Андрей Гаврилович не ожидал, что сообщение о подорожной так возмутит царя. Иван Васильевич стал бледнеть и дрожать руками. Как объяснял лекарь Ричард Элмес, прежде кровь бросалась царю в голову, а с недавних пор стала приливать к сердцу, оно то побаливало, то замирало... Ричарда быстро вызвали из соседней комнаты, он дал Ивану Васильевичу какого-то отвара. Государь в молчании посидел, замерев и пережидая приступ — после болезни стал осторожен, даже привычному гневу не давал лишней воли. Затем сказал:
— Ты, Андрей, приди ко мне после вечорин.
После вечерней службы Иван Васильевич раньше проводил время с женой, а по смерти её стал заниматься неотложными делами. Когда Андрей Гаврилович пришёл к нему, Нехорошей Хлопов сказал, что к государю только что вошёл царевич Иван. Арцыбашев замялся: дело семейное, но ведь и ему велено прийти... Разве обождать?
Из-за двери доносился издевательски-гневливый голос царя:
— Житие должно до сердца доходить! Твоё рукописание едва до глаз доходит... Чаешь, Освящённый Собор тебе за царский сан уступку сделает? Так ты ещё не царь, не торопись!
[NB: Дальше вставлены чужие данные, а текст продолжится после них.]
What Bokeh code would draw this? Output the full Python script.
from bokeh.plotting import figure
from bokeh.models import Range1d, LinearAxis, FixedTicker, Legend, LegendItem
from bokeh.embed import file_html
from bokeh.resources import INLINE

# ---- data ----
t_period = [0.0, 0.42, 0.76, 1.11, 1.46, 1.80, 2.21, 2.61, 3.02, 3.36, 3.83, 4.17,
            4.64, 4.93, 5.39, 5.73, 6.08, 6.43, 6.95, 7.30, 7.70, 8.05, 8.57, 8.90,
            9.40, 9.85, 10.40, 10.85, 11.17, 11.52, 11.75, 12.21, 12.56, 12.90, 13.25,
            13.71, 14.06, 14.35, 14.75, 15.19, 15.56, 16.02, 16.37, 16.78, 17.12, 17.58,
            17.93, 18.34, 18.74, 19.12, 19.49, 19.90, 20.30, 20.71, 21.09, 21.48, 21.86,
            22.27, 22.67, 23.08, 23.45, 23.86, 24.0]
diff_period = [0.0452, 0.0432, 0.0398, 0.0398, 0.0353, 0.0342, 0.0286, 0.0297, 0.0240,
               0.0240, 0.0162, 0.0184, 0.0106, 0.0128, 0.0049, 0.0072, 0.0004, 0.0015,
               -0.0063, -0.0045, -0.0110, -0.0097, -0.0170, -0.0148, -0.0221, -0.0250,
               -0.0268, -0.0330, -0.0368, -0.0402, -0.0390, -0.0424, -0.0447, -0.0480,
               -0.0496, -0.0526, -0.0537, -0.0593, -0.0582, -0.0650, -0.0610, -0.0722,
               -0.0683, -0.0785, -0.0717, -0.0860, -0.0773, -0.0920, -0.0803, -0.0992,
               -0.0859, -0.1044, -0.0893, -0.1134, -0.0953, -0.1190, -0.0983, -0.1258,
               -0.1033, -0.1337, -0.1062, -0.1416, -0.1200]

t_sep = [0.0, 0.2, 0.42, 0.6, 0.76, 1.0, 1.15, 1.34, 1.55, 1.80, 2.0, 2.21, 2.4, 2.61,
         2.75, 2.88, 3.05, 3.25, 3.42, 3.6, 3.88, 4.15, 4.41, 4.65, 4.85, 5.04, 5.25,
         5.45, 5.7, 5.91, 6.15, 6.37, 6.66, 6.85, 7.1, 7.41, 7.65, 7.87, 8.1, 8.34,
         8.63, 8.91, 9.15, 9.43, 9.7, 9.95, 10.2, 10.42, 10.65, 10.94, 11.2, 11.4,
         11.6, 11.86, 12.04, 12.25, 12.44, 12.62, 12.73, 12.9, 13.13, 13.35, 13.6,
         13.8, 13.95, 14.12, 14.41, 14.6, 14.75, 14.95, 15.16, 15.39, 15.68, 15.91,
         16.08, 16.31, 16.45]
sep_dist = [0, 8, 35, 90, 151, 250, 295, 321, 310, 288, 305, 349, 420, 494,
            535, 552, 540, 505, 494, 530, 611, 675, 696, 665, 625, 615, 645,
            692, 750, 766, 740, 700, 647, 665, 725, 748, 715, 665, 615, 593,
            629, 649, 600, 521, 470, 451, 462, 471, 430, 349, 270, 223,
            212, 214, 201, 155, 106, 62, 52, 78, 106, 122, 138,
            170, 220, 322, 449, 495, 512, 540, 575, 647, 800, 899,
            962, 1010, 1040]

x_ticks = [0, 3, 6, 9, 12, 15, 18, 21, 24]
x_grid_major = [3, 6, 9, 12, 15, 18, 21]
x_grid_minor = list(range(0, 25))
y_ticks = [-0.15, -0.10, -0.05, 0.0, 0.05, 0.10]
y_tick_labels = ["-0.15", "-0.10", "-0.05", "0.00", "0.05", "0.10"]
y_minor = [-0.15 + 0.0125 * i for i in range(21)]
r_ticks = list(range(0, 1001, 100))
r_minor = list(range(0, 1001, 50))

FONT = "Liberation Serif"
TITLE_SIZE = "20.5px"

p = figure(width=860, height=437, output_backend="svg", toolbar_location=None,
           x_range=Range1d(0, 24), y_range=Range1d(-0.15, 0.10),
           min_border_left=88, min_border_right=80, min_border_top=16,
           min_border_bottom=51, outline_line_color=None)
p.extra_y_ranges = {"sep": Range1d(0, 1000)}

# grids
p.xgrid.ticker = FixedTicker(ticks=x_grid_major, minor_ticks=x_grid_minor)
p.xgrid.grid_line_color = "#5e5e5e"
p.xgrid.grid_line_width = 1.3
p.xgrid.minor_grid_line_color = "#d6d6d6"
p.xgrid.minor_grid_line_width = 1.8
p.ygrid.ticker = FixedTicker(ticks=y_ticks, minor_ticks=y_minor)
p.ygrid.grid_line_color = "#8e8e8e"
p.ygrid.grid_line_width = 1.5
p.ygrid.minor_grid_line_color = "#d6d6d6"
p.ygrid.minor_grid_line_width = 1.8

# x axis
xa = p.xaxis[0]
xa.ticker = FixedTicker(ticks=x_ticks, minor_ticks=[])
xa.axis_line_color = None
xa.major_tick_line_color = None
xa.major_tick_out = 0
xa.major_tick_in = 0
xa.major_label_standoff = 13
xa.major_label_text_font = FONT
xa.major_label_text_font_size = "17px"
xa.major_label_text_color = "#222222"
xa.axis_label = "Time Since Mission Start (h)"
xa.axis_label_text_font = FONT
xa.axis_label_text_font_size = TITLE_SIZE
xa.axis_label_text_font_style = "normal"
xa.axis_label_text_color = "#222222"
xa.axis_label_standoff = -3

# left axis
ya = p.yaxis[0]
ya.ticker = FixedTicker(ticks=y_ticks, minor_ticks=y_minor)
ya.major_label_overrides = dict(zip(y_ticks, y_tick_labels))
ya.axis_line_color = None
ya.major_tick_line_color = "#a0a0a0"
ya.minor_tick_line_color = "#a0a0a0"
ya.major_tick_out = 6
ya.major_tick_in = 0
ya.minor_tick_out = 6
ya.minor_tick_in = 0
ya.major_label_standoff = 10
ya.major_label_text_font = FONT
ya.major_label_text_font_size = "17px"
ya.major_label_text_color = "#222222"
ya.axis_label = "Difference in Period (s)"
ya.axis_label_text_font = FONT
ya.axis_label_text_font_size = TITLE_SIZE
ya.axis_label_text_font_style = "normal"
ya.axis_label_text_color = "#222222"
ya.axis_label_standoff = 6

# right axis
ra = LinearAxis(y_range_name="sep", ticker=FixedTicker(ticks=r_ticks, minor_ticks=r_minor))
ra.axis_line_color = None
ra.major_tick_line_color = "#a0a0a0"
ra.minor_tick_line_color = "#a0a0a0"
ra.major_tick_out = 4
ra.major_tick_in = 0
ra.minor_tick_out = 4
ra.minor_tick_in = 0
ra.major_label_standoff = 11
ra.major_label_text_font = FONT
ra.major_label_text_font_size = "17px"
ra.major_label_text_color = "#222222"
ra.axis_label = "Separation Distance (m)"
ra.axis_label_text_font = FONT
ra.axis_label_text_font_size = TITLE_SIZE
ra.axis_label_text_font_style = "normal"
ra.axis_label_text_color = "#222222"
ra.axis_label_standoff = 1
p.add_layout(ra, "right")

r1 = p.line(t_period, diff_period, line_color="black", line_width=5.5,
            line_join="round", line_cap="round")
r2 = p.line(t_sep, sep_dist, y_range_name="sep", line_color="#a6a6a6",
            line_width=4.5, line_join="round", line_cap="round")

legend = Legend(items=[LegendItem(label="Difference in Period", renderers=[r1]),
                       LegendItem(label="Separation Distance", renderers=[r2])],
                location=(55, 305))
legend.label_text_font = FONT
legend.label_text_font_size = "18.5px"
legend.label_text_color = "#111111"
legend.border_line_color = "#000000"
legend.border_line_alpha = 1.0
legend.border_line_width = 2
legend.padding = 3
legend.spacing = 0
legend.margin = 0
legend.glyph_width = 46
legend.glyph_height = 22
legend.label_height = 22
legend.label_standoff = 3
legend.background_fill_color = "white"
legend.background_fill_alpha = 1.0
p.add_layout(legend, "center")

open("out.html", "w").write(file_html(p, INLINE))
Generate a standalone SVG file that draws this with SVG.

Андрей Гаврилович слышал от Годунова, что после выздоровления между царём и сыном вновь что-то поломалось. Иван Васильевич даже уверял, будто увидел радость в глазах царевича, когда нарекал его наследником. Уверенность, будто царевич «торопится царствовать», стала в последнее время такой же манией Ивана Васильевича, как прежде была боярская измена. Арцыбашев окончательно решил, что лучше ему уйти, но в это время из-за двери раздалось зычное:
— Эй, кто там! Нехорошей... Андрей пришёл?